::: Provided data
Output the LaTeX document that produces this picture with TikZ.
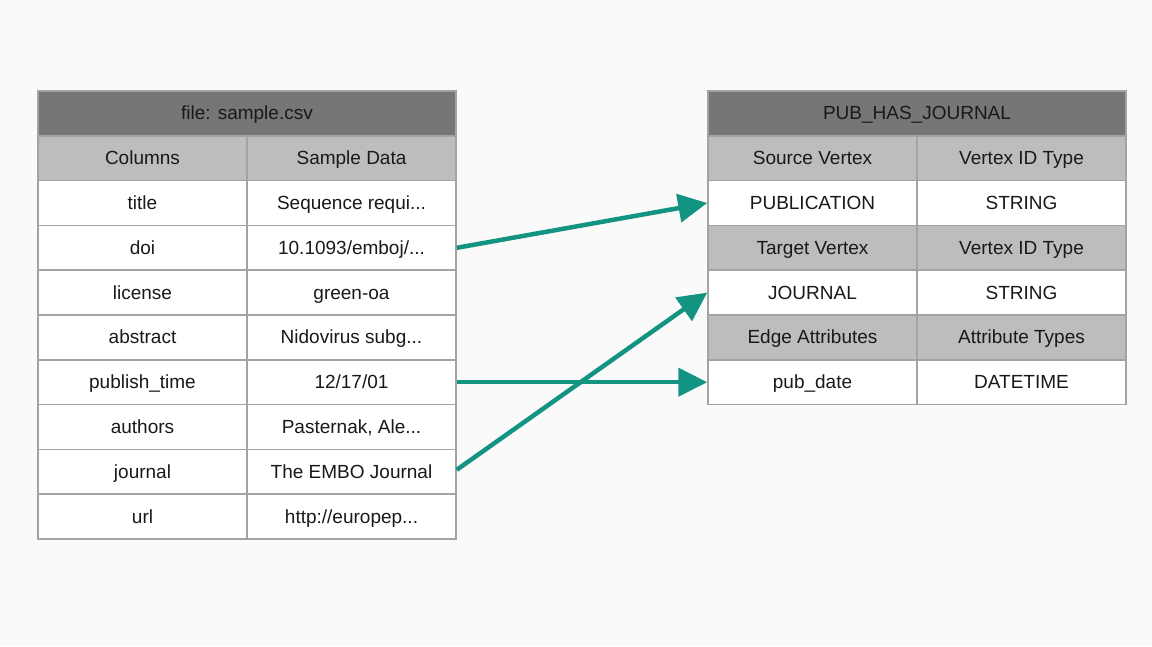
\documentclass[tikz,border=0pt]{standalone}
\usepackage{fontspec}
\setmainfont{Liberation Sans}
\usetikzlibrary{arrows.meta}
\definecolor{hdr}{HTML}{767676}
\definecolor{sub}{HTML}{BDBDBD}
\definecolor{brd}{HTML}{A3A3A3}
\definecolor{teal}{HTML}{139483}
\tikzset{
  cell/.style={draw=brd, line width=1.5pt, fill=white, minimum width=209pt, minimum height=44.8pt,
    inner sep=0pt, text height=13.5pt, text depth=0.5pt, font=\fontsize{19}{22}\selectfont, text=black!90},
  subcell/.style={cell, fill=sub},
  hdrcell/.style={cell, fill=hdr, minimum width=418pt},
  link/.style={draw=teal, line width=4.5pt, -{Triangle[length=29pt,width=28pt]}, shorten >=0pt}
}
\begin{document}
\begin{tikzpicture}[x=1pt,y=-1pt]
\useasboundingbox[fill=white!98!black] (0,0) rectangle (1152,646);
% left table
\node[hdrcell] (lh) at (247,113.4) {file: sample.csv};
\node[subcell] (lc1) at (142.5,158.2) {Columns};
\node[subcell] (lc2) at (351.5,158.2) {Sample Data};
\node[cell] (title) at (142.5,203) {title};
\node[cell] (titled) at (351.5,203) {Sequence requi...};
\node[cell] (doi) at (142.5,247.8) {doi};
\node[cell] (doid) at (351.5,247.8) {10.1093/emboj/...};
\node[cell] (lic) at (142.5,292.6) {license};
\node[cell] (licd) at (351.5,292.6) {green-oa};
\node[cell] (abs) at (142.5,337.4) {abstract};
\node[cell] (absd) at (351.5,337.4) {Nidovirus subg...};
\node[cell] (pub) at (142.5,382.2) {publish\_time};
\node[cell] (pubd) at (351.5,382.2) {12/17/01};
\node[cell] (auth) at (142.5,427) {authors};
\node[cell] (authd) at (351.5,427) {Pasternak, Ale...};
\node[cell] (jour) at (142.5,471.8) {journal};
\node[cell] (jourd) at (351.5,471.8) {The EMBO Journal};
\node[cell] (url) at (142.5,516.6) {url};
\node[cell] (urld) at (351.5,516.6) {http://europep...};
% right table
\node[hdrcell] (rh) at (917,113.4) {PUB\_HAS\_JOURNAL};
\node[subcell] (sv) at (812.5,158.2) {Source Vertex};
\node[subcell] (svt) at (1021.5,158.2) {Vertex ID Type};
\node[cell] (pubv) at (812.5,203) {PUBLICATION};
\node[cell] (pubvt) at (1021.5,203) {STRING};
\node[subcell] (tv) at (812.5,247.8) {Target Vertex};
\node[subcell] (tvt) at (1021.5,247.8) {Vertex ID Type};
\node[cell] (jv) at (812.5,292.6) {JOURNAL};
\node[cell] (jvt) at (1021.5,292.6) {STRING};
\node[subcell] (ea) at (812.5,337.4) {Edge Attributes};
\node[subcell] (eat) at (1021.5,337.4) {Attribute Types};
\node[cell] (pd) at (812.5,382.2) {pub\_date};
\node[cell] (pdt) at (1021.5,382.2) {DATETIME};
% links
\draw[link] (doid.east) -- (pubv.west);
\draw[link] (pubd.east) -- (pd.west);
\draw[link] ([yshift=2pt]jourd.east) -- (jv.west);
\end{tikzpicture}
\end{document}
::::::
**Your objective:** Reproduce all of the material above word for word. Omit the pictures.

**Result of the task:**
Output the LaTeX document that produces this picture with TikZ.
\documentclass[tikz,border=0pt]{standalone}
\usepackage{fontspec}
\setmainfont{Liberation Sans}
\usetikzlibrary{arrows.meta}
\definecolor{hdr}{HTML}{767676}
\definecolor{sub}{HTML}{BDBDBD}
\definecolor{brd}{HTML}{A3A3A3}
\definecolor{teal}{HTML}{139483}
\tikzset{
  cell/.style={draw=brd, line width=1.5pt, fill=white, minimum width=209pt, minimum height=44.8pt,
    inner sep=0pt, text height=13.5pt, text depth=0.5pt, font=\fontsize{19}{22}\selectfont, text=black!90},
  subcell/.style={cell, fill=sub},
  hdrcell/.style={cell, fill=hdr, minimum width=418pt},
  link/.style={draw=teal, line width=4.5pt, -{Triangle[length=29pt,width=28pt]}, shorten >=0pt}
}
\begin{document}
\begin{tikzpicture}[x=1pt,y=-1pt]
\useasboundingbox[fill=white!98!black] (0,0) rectangle (1152,646);
% left table
\node[hdrcell] (lh) at (247,113.4) {file: sample.csv};
\node[subcell] (lc1) at (142.5,158.2) {Columns};
\node[subcell] (lc2) at (351.5,158.2) {Sample Data};
\node[cell] (title) at (142.5,203) {title};
\node[cell] (titled) at (351.5,203) {Sequence requi...};
\node[cell] (doi) at (142.5,247.8) {doi};
\node[cell] (doid) at (351.5,247.8) {10.1093/emboj/...};
\node[cell] (lic) at (142.5,292.6) {license};
\node[cell] (licd) at (351.5,292.6) {green-oa};
\node[cell] (abs) at (142.5,337.4) {abstract};
\node[cell] (absd) at (351.5,337.4) {Nidovirus subg...};
\node[cell] (pub) at (142.5,382.2) {publish\_time};
\node[cell] (pubd) at (351.5,382.2) {12/17/01};
\node[cell] (auth) at (142.5,427) {authors};
\node[cell] (authd) at (351.5,427) {Pasternak, Ale...};
\node[cell] (jour) at (142.5,471.8) {journal};
\node[cell] (jourd) at (351.5,471.8) {The EMBO Journal};
\node[cell] (url) at (142.5,516.6) {url};
\node[cell] (urld) at (351.5,516.6) {http://europep...};
% right table
\node[hdrcell] (rh) at (917,113.4) {PUB\_HAS\_JOURNAL};
\node[subcell] (sv) at (812.5,158.2) {Source Vertex};
\node[subcell] (svt) at (1021.5,158.2) {Vertex ID Type};
\node[cell] (pubv) at (812.5,203) {PUBLICATION};
\node[cell] (pubvt) at (1021.5,203) {STRING};
\node[subcell] (tv) at (812.5,247.8) {Target Vertex};
\node[subcell] (tvt) at (1021.5,247.8) {Vertex ID Type};
\node[cell] (jv) at (812.5,292.6) {JOURNAL};
\node[cell] (jvt) at (1021.5,292.6) {STRING};
\node[subcell] (ea) at (812.5,337.4) {Edge Attributes};
\node[subcell] (eat) at (1021.5,337.4) {Attribute Types};
\node[cell] (pd) at (812.5,382.2) {pub\_date};
\node[cell] (pdt) at (1021.5,382.2) {DATETIME};
% links
\draw[link] (doid.east) -- (pubv.west);
\draw[link] (pubd.east) -- (pd.west);
\draw[link] ([yshift=2pt]jourd.east) -- (jv.west);
\end{tikzpicture}
\end{document}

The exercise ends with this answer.